▸ **REQUEST**
Leaving out every picture, quote the data below exactly as it appears.
_ _ _
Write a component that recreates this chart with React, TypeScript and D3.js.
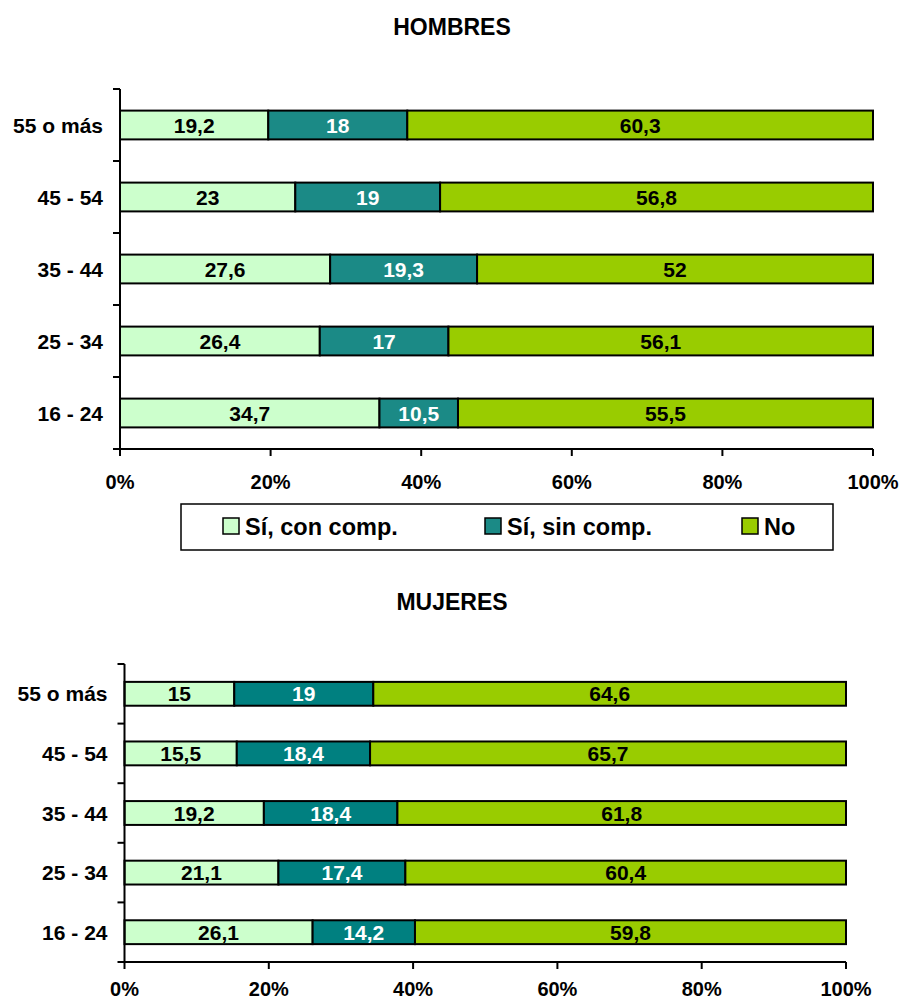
import React from "react";
import * as d3 from "d3";

// Age groups, drawn top to bottom
const ageGroups = ["55 o más", "45 - 54", "35 - 44", "25 - 34", "16 - 24"];

// Series names (legend)
const seriesNames = ["Sí, con comp.", "Sí, sin comp.", "No"];

// Men
const menConComp = [19.2, 23, 27.6, 26.4, 34.7];
const menSinComp = [18, 19, 19.3, 17, 10.5];
const menNo = [60.3, 56.8, 52, 56.1, 55.5];

// Women
const womenConComp = [15, 15.5, 19.2, 21.1, 26.1];
const womenSinComp = [19, 18.4, 18.4, 17.4, 14.2];
const womenNo = [64.6, 65.7, 61.8, 60.4, 59.8];

// Axis ticks
const xTickValues = [0, 0.2, 0.4, 0.6, 0.8, 1];
const xTickLabels = ["0%", "20%", "40%", "60%", "80%", "100%"];

const FONT = "'Liberation Sans', Arial, sans-serif";
const LIGHT = "#CCFFCC";
const GREEN = "#99CC00";

type PanelProps = {
  title: string;
  titleY: number;
  con: number[];
  sin: number[];
  no: number[];
  x0: number;
  x1: number;
  yTop: number;
  yBot: number;
  tickLabelDy: number;
  teal: string;
};

function Panel({ title, titleY, con, sin, no, x0, x1, yTop, yBot, tickLabelDy, teal }: PanelProps) {
  const rows = ageGroups.map((g, i) => ({ group: g, a: con[i], b: sin[i], c: no[i] }));
  const keys = ["a", "b", "c"];
  const stack = d3.stack<any>().keys(keys).offset(d3.stackOffsetExpand);
  const layers = stack(rows);

  const x = d3.scaleLinear().domain([0, 1]).range([x0, x1]);
  const y = d3.scaleBand<string>().domain(ageGroups).range([yTop, yBot]).padding(0);
  const bw = y.bandwidth();
  const bh = bw * 0.4;

  const fills = [LIGHT, teal, GREEN];
  const textColors = ["#000", "#fff", "#000"];
  const boundaries = d3.range(ageGroups.length + 1).map((i) => yTop + i * bw);
  const fmt = (v: number) => String(v).replace(".", ",");

  return (
    <g fontFamily={FONT} fontWeight="bold">
      <text x={452} y={titleY} textAnchor="middle" fontSize={23}>
        {title}
      </text>
      {layers.map((layer, li) => (
        <g key={li}>
          {layer.map((d, i) => {
            const g = ageGroups[i];
            const yc = (y(g) as number) + bw / 2;
            const xa = x(d[0]);
            const xb = x(d[1]);
            const raw = (rows[i] as any)[keys[li]] as number;
            return (
              <g key={g}>
                <rect
                  x={xa}
                  y={yc - bh / 2}
                  width={xb - xa}
                  height={bh}
                  fill={fills[li]}
                  stroke="#000"
                  strokeWidth={2}
                />
                <text
                  x={(xa + xb) / 2}
                  y={yc}
                  dy="0.36em"
                  textAnchor="middle"
                  fontSize={21}
                  fill={textColors[li]}
                >
                  {fmt(raw)}
                </text>
              </g>
            );
          })}
        </g>
      ))}
      {/* y axis */}
      <line x1={x0} x2={x0} y1={yTop} y2={yBot} stroke="#000" strokeWidth={2} />
      {boundaries.map((b, i) => (
        <line key={i} x1={x0 - 7} x2={x0} y1={b} y2={b} stroke="#000" strokeWidth={2} />
      ))}
      {ageGroups.map((g) => (
        <text
          key={g}
          x={x0 - 17}
          y={(y(g) as number) + bw / 2}
          dy="0.36em"
          textAnchor="end"
          fontSize={21}
        >
          {g}
        </text>
      ))}
      {/* x axis */}
      <line x1={x0} x2={x1} y1={yBot} y2={yBot} stroke="#000" strokeWidth={2} />
      {xTickValues.map((t, i) => (
        <g key={t}>
          <line x1={x(t)} x2={x(t)} y1={yBot} y2={yBot + 7} stroke="#000" strokeWidth={2} />
          <text x={x(t)} y={yBot + tickLabelDy} textAnchor="middle" fontSize={20}>
            {xTickLabels[i]}
          </text>
        </g>
      ))}
    </g>
  );
}

function Legend() {
  const items = [
    { name: seriesNames[0], fill: LIGHT, sx: 223 },
    { name: seriesNames[1], fill: "#1B8A86", sx: 485 },
    { name: seriesNames[2], fill: GREEN, sx: 742 },
  ];
  return (
    <g fontFamily={FONT} fontWeight="bold">
      <rect x={181} y={504} width={652} height={46} fill="#fff" stroke="#000" strokeWidth={1.5} />
      {items.map((it) => (
        <g key={it.name}>
          <rect x={it.sx} y={518} width={16} height={16} fill={it.fill} stroke="#000" strokeWidth={1.5} />
          <text x={it.sx + 22} y={527} dy="0.36em" fontSize={23.5}>
            {it.name}
          </text>
        </g>
      ))}
    </g>
  );
}

export default function App() {
  return (
    <svg
      width={901}
      height={1001}
      style={{ position: "absolute", left: 0, top: 0, background: "#fff" }}
    >
      <rect width={901} height={1001} fill="#fff" />
      <Panel
        title="HOMBRES"
        titleY={35}
        con={menConComp}
        sin={menSinComp}
        no={menNo}
        x0={120}
        x1={873}
        yTop={89}
        yBot={449}
        tickLabelDy={40}
        teal="#1B8A86"
      />
      <Legend />
      <Panel
        title="MUJERES"
        titleY={610}
        con={womenConComp}
        sin={womenSinComp}
        no={womenNo}
        x0={124.5}
        x1={846}
        yTop={664}
        yBot={962}
        tickLabelDy={34}
        teal="#008080"
      />
    </svg>
  );
}
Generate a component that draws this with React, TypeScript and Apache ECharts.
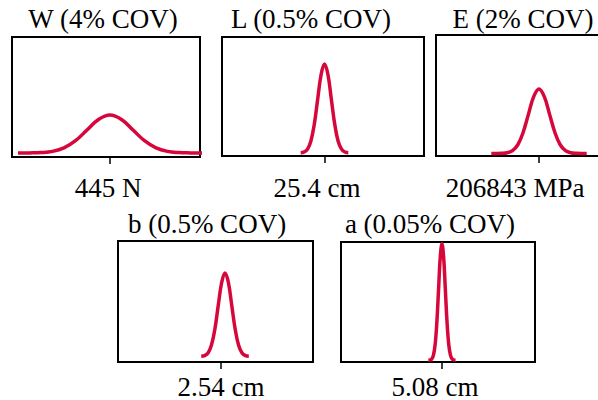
_ _ _
▸ **OUTPUT OF THE EXERCISE**
Write a component that recreates this chart with React, TypeScript and D3.js.
import React from "react";
import * as d3 from "d3";

// Age groups, drawn top to bottom
const ageGroups = ["55 o más", "45 - 54", "35 - 44", "25 - 34", "16 - 24"];

// Series names (legend)
const seriesNames = ["Sí, con comp.", "Sí, sin comp.", "No"];

// Men
const menConComp = [19.2, 23, 27.6, 26.4, 34.7];
const menSinComp = [18, 19, 19.3, 17, 10.5];
const menNo = [60.3, 56.8, 52, 56.1, 55.5];

// Women
const womenConComp = [15, 15.5, 19.2, 21.1, 26.1];
const womenSinComp = [19, 18.4, 18.4, 17.4, 14.2];
const womenNo = [64.6, 65.7, 61.8, 60.4, 59.8];

// Axis ticks
const xTickValues = [0, 0.2, 0.4, 0.6, 0.8, 1];
const xTickLabels = ["0%", "20%", "40%", "60%", "80%", "100%"];

const FONT = "'Liberation Sans', Arial, sans-serif";
const LIGHT = "#CCFFCC";
const GREEN = "#99CC00";

type PanelProps = {
  title: string;
  titleY: number;
  con: number[];
  sin: number[];
  no: number[];
  x0: number;
  x1: number;
  yTop: number;
  yBot: number;
  tickLabelDy: number;
  teal: string;
};

function Panel({ title, titleY, con, sin, no, x0, x1, yTop, yBot, tickLabelDy, teal }: PanelProps) {
  const rows = ageGroups.map((g, i) => ({ group: g, a: con[i], b: sin[i], c: no[i] }));
  const keys = ["a", "b", "c"];
  const stack = d3.stack<any>().keys(keys).offset(d3.stackOffsetExpand);
  const layers = stack(rows);

  const x = d3.scaleLinear().domain([0, 1]).range([x0, x1]);
  const y = d3.scaleBand<string>().domain(ageGroups).range([yTop, yBot]).padding(0);
  const bw = y.bandwidth();
  const bh = bw * 0.4;

  const fills = [LIGHT, teal, GREEN];
  const textColors = ["#000", "#fff", "#000"];
  const boundaries = d3.range(ageGroups.length + 1).map((i) => yTop + i * bw);
  const fmt = (v: number) => String(v).replace(".", ",");

  return (
    <g fontFamily={FONT} fontWeight="bold">
      <text x={452} y={titleY} textAnchor="middle" fontSize={23}>
        {title}
      </text>
      {layers.map((layer, li) => (
        <g key={li}>
          {layer.map((d, i) => {
            const g = ageGroups[i];
            const yc = (y(g) as number) + bw / 2;
            const xa = x(d[0]);
            const xb = x(d[1]);
            const raw = (rows[i] as any)[keys[li]] as number;
            return (
              <g key={g}>
                <rect
                  x={xa}
                  y={yc - bh / 2}
                  width={xb - xa}
                  height={bh}
                  fill={fills[li]}
                  stroke="#000"
                  strokeWidth={2}
                />
                <text
                  x={(xa + xb) / 2}
                  y={yc}
                  dy="0.36em"
                  textAnchor="middle"
                  fontSize={21}
                  fill={textColors[li]}
                >
                  {fmt(raw)}
                </text>
              </g>
            );
          })}
        </g>
      ))}
      {/* y axis */}
      <line x1={x0} x2={x0} y1={yTop} y2={yBot} stroke="#000" strokeWidth={2} />
      {boundaries.map((b, i) => (
        <line key={i} x1={x0 - 7} x2={x0} y1={b} y2={b} stroke="#000" strokeWidth={2} />
      ))}
      {ageGroups.map((g) => (
        <text
          key={g}
          x={x0 - 17}
          y={(y(g) as number) + bw / 2}
          dy="0.36em"
          textAnchor="end"
          fontSize={21}
        >
          {g}
        </text>
      ))}
      {/* x axis */}
      <line x1={x0} x2={x1} y1={yBot} y2={yBot} stroke="#000" strokeWidth={2} />
      {xTickValues.map((t, i) => (
        <g key={t}>
          <line x1={x(t)} x2={x(t)} y1={yBot} y2={yBot + 7} stroke="#000" strokeWidth={2} />
          <text x={x(t)} y={yBot + tickLabelDy} textAnchor="middle" fontSize={20}>
            {xTickLabels[i]}
          </text>
        </g>
      ))}
    </g>
  );
}

function Legend() {
  const items = [
    { name: seriesNames[0], fill: LIGHT, sx: 223 },
    { name: seriesNames[1], fill: "#1B8A86", sx: 485 },
    { name: seriesNames[2], fill: GREEN, sx: 742 },
  ];
  return (
    <g fontFamily={FONT} fontWeight="bold">
      <rect x={181} y={504} width={652} height={46} fill="#fff" stroke="#000" strokeWidth={1.5} />
      {items.map((it) => (
        <g key={it.name}>
          <rect x={it.sx} y={518} width={16} height={16} fill={it.fill} stroke="#000" strokeWidth={1.5} />
          <text x={it.sx + 22} y={527} dy="0.36em" fontSize={23.5}>
            {it.name}
          </text>
        </g>
      ))}
    </g>
  );
}

export default function App() {
  return (
    <svg
      width={901}
      height={1001}
      style={{ position: "absolute", left: 0, top: 0, background: "#fff" }}
    >
      <rect width={901} height={1001} fill="#fff" />
      <Panel
        title="HOMBRES"
        titleY={35}
        con={menConComp}
        sin={menSinComp}
        no={menNo}
        x0={120}
        x1={873}
        yTop={89}
        yBot={449}
        tickLabelDy={40}
        teal="#1B8A86"
      />
      <Legend />
      <Panel
        title="MUJERES"
        titleY={610}
        con={womenConComp}
        sin={womenSinComp}
        no={womenNo}
        x0={124.5}
        x1={846}
        yTop={664}
        yBot={962}
        tickLabelDy={34}
        teal="#008080"
      />
    </svg>
  );
}
Generate a component that draws this with React, TypeScript and Apache ECharts.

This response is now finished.